» **PROBLEM DESCRIPTION**
Reproduce exactly, and nothing else, the lines from the one that contains "Generate a web" through the one that contains "var h = 335". Leave the pictures out.

» **EXCERPTED DATA**

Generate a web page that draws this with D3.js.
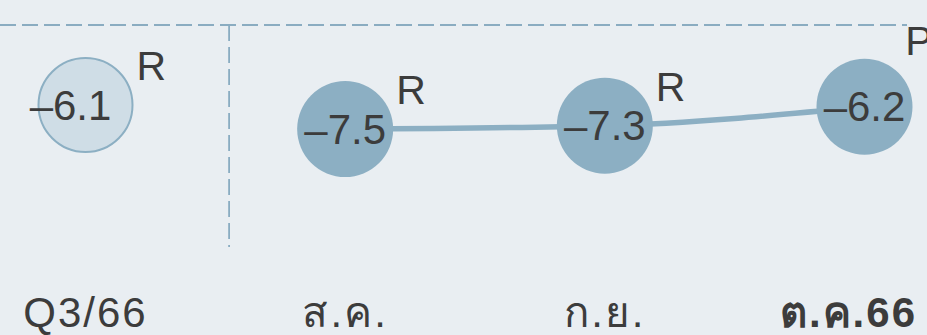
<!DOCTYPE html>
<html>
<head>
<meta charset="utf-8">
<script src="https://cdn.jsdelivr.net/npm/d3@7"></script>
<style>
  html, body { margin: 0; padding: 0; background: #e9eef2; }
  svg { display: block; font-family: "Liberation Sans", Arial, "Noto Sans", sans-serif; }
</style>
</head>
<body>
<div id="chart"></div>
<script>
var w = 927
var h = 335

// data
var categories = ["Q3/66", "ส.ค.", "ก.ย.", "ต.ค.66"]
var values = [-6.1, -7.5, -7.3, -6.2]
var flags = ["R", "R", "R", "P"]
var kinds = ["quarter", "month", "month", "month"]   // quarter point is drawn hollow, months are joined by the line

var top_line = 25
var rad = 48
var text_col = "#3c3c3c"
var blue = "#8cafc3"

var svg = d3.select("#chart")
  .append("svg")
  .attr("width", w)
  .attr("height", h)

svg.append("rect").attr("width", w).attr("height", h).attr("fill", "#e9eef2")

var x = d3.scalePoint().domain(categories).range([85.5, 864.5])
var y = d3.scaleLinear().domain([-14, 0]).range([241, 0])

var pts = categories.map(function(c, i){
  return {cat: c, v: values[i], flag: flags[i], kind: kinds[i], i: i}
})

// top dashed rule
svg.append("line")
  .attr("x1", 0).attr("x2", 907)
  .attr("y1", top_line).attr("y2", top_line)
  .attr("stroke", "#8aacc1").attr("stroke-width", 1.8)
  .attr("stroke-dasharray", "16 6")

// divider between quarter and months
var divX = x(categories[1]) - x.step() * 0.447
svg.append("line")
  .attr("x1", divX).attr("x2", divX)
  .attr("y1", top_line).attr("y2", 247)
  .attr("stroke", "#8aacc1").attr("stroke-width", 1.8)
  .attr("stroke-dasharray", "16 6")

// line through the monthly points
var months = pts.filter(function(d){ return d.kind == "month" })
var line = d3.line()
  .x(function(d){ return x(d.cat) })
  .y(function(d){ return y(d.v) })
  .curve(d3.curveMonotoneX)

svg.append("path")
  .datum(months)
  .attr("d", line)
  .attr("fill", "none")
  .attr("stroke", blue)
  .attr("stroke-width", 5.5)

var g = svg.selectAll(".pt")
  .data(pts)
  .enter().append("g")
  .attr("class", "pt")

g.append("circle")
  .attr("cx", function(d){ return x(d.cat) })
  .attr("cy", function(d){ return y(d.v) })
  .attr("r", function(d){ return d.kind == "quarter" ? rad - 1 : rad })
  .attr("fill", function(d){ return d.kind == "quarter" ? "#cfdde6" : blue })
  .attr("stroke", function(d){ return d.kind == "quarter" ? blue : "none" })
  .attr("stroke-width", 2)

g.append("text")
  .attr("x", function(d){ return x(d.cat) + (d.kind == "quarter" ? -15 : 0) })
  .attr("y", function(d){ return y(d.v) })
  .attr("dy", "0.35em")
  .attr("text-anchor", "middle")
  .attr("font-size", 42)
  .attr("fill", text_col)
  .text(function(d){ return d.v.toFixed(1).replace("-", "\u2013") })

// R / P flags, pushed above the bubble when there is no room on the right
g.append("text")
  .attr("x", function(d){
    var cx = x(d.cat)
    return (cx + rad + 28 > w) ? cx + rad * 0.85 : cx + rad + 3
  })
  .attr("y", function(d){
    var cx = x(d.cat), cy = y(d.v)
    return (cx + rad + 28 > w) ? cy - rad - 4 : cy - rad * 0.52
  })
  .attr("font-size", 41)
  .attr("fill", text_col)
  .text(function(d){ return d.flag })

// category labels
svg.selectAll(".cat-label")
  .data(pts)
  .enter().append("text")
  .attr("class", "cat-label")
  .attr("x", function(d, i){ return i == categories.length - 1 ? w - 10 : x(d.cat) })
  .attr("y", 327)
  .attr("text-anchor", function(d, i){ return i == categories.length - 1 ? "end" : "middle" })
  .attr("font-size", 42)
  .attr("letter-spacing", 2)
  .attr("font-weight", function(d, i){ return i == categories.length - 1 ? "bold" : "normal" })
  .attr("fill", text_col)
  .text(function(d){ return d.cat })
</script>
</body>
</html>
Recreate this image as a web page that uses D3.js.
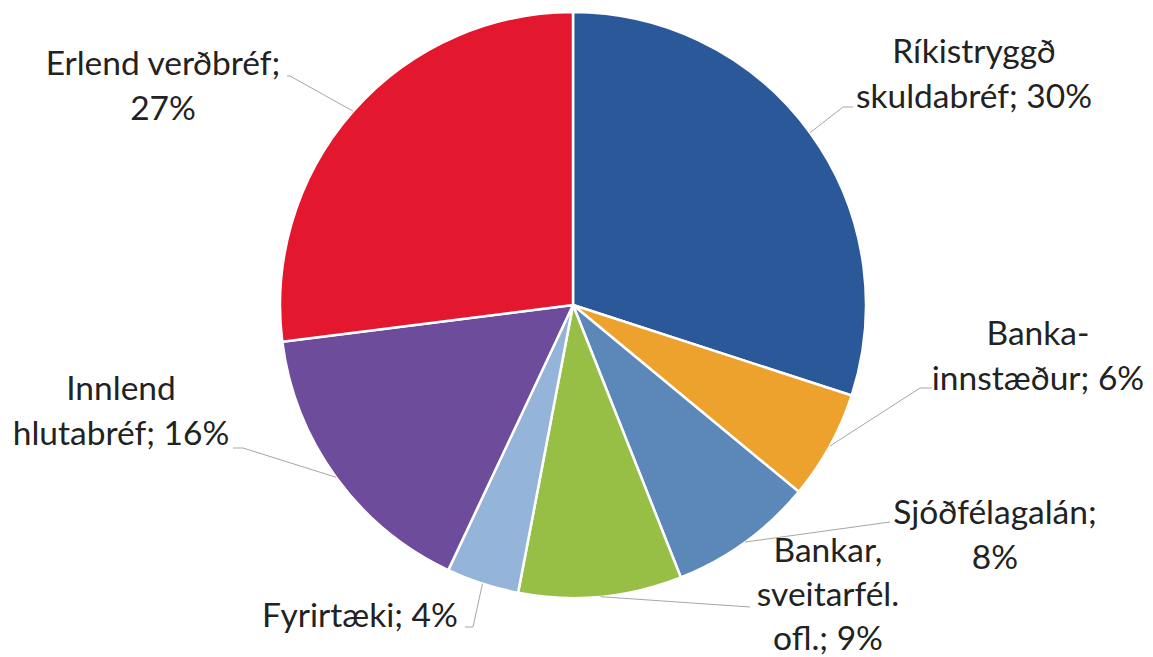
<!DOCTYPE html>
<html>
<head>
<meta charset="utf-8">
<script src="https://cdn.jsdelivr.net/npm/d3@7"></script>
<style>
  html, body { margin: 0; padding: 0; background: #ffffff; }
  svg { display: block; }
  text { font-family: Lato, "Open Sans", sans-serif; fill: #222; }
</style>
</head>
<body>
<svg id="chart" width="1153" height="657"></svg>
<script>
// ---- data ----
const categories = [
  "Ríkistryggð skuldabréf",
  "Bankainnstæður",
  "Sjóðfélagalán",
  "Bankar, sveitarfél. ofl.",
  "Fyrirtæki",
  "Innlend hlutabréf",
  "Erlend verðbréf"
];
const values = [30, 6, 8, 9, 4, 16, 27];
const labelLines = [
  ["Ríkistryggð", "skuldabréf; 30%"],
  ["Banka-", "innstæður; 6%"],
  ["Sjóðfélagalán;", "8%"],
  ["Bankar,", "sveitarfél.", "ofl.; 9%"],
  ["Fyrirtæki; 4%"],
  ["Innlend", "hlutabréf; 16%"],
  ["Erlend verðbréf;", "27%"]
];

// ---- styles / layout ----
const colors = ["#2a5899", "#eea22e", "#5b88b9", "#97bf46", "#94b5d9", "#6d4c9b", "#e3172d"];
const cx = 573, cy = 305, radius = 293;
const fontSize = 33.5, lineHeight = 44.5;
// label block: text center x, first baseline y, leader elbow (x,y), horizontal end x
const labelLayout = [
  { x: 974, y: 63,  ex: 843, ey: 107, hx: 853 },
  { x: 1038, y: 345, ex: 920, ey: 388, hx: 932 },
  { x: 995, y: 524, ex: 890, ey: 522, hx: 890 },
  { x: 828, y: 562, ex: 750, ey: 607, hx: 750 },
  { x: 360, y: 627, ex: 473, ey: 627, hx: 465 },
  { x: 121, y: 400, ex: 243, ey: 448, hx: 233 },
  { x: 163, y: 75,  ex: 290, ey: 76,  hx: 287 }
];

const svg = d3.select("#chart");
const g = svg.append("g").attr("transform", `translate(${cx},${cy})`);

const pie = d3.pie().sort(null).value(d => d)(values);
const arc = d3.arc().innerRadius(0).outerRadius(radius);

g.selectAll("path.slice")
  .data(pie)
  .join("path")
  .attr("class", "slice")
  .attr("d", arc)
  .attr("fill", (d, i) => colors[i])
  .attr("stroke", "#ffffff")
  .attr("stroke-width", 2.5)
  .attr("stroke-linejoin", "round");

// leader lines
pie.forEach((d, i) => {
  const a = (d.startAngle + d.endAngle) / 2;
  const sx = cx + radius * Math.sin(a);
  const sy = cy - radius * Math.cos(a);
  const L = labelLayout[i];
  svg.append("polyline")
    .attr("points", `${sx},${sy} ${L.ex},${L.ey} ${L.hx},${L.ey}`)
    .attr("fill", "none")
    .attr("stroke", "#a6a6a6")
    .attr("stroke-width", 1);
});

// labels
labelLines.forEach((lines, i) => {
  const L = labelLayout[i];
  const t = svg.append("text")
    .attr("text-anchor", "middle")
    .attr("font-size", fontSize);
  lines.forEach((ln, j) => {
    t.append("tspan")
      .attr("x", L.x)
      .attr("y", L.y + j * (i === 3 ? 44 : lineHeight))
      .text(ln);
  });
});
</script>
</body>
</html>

--

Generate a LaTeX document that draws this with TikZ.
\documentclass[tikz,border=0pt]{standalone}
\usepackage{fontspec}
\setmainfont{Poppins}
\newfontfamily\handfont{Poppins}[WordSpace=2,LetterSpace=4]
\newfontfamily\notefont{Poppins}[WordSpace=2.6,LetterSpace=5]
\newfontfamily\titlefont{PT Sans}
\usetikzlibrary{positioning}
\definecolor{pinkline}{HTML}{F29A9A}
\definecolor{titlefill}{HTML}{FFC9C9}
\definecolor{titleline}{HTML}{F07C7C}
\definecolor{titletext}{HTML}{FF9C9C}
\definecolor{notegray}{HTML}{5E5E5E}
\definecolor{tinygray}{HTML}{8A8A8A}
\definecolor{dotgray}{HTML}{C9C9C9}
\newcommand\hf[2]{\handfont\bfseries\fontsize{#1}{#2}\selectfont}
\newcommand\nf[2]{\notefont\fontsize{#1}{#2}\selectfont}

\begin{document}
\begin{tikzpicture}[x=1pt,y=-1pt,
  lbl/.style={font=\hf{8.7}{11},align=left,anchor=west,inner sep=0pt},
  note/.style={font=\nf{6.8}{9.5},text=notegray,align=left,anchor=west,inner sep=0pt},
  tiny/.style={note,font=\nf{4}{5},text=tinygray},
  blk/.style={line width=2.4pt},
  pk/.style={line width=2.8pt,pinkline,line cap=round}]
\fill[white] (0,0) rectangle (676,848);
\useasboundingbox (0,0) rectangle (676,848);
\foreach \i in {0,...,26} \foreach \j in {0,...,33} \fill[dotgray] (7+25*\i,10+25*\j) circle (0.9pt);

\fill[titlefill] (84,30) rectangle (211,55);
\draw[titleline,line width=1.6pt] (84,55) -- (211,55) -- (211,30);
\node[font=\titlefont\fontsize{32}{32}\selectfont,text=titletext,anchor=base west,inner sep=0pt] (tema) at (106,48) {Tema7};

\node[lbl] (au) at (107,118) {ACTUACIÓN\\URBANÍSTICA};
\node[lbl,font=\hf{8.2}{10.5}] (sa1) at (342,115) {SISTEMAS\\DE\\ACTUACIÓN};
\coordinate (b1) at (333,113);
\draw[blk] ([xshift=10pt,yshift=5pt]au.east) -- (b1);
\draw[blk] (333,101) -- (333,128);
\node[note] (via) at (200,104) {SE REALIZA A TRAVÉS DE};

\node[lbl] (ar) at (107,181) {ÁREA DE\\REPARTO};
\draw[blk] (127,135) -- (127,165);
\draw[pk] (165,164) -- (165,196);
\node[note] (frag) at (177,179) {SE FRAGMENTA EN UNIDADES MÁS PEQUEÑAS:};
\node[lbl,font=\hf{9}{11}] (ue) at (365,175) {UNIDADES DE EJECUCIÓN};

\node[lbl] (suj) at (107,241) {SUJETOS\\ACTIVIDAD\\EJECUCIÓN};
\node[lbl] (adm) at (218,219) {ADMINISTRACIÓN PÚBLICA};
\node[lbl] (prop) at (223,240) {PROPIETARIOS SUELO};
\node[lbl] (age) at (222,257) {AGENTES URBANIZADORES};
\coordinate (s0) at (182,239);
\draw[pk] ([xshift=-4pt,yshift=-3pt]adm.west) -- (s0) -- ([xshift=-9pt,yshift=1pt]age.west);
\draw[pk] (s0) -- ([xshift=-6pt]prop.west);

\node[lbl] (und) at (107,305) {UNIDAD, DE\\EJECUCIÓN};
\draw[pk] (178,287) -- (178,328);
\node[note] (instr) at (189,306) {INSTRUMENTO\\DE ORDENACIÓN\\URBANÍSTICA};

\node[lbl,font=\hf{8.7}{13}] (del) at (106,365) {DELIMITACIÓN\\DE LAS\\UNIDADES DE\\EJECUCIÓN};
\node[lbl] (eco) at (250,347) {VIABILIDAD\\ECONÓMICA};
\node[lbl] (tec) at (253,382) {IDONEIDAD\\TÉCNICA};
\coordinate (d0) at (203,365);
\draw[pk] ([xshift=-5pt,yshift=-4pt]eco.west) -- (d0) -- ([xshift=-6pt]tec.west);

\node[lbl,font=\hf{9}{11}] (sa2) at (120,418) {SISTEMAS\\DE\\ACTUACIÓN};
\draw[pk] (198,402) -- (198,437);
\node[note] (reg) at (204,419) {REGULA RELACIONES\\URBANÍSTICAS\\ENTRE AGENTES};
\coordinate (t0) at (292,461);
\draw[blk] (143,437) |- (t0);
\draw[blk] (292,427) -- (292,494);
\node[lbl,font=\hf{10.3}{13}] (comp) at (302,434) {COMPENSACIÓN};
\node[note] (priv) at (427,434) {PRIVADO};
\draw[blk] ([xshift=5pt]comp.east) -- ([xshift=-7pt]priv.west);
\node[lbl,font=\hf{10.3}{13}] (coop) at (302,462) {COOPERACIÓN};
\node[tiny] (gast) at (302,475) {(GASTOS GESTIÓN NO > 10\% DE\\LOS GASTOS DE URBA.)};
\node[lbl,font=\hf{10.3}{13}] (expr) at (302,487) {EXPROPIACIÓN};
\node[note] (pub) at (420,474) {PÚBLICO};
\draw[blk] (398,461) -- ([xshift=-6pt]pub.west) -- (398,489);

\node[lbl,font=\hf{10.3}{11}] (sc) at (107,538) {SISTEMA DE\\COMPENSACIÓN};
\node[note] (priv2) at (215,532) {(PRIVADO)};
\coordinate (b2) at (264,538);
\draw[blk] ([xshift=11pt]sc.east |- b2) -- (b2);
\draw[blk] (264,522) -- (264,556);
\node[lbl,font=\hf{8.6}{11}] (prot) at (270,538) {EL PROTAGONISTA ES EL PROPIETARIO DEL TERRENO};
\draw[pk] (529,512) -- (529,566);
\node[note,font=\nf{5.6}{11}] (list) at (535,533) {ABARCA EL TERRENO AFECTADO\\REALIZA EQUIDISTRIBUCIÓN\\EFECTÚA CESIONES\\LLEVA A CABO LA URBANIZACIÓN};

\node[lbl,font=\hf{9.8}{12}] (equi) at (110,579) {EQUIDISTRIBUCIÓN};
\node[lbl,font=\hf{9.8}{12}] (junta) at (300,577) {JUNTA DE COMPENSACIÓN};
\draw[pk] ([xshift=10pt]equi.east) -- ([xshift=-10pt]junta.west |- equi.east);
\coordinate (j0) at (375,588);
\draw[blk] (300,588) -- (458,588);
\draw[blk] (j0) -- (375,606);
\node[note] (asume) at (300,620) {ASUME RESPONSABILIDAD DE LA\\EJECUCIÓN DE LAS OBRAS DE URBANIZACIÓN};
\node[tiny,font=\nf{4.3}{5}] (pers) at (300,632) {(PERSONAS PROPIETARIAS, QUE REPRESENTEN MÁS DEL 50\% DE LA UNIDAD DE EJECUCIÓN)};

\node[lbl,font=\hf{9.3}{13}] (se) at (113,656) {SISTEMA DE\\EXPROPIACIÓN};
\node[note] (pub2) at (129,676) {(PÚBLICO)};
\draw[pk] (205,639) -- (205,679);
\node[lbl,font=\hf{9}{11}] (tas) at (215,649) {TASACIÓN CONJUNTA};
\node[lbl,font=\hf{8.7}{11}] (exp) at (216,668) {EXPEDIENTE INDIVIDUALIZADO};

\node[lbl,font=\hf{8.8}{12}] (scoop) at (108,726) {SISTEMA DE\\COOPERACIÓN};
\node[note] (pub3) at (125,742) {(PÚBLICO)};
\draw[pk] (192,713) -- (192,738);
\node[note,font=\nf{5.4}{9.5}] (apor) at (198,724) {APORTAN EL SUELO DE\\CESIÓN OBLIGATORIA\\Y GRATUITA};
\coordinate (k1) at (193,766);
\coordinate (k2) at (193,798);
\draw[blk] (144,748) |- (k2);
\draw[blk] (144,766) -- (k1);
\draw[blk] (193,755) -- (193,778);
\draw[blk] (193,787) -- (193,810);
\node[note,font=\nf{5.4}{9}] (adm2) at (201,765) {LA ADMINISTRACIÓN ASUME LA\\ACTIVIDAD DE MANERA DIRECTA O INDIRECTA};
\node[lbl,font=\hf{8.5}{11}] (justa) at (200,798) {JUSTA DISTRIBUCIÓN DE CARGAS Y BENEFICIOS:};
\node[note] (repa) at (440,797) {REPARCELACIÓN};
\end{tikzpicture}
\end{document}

» **EXERCISE OUTPUT**
Generate a web page that draws this with D3.js.
<!DOCTYPE html>
<html>
<head>
<meta charset="utf-8">
<script src="https://cdn.jsdelivr.net/npm/d3@7"></script>
<style>
  html, body { margin: 0; padding: 0; background: #e9eef2; }
  svg { display: block; font-family: "Liberation Sans", Arial, "Noto Sans", sans-serif; }
</style>
</head>
<body>
<div id="chart"></div>
<script>
var w = 927
var h = 335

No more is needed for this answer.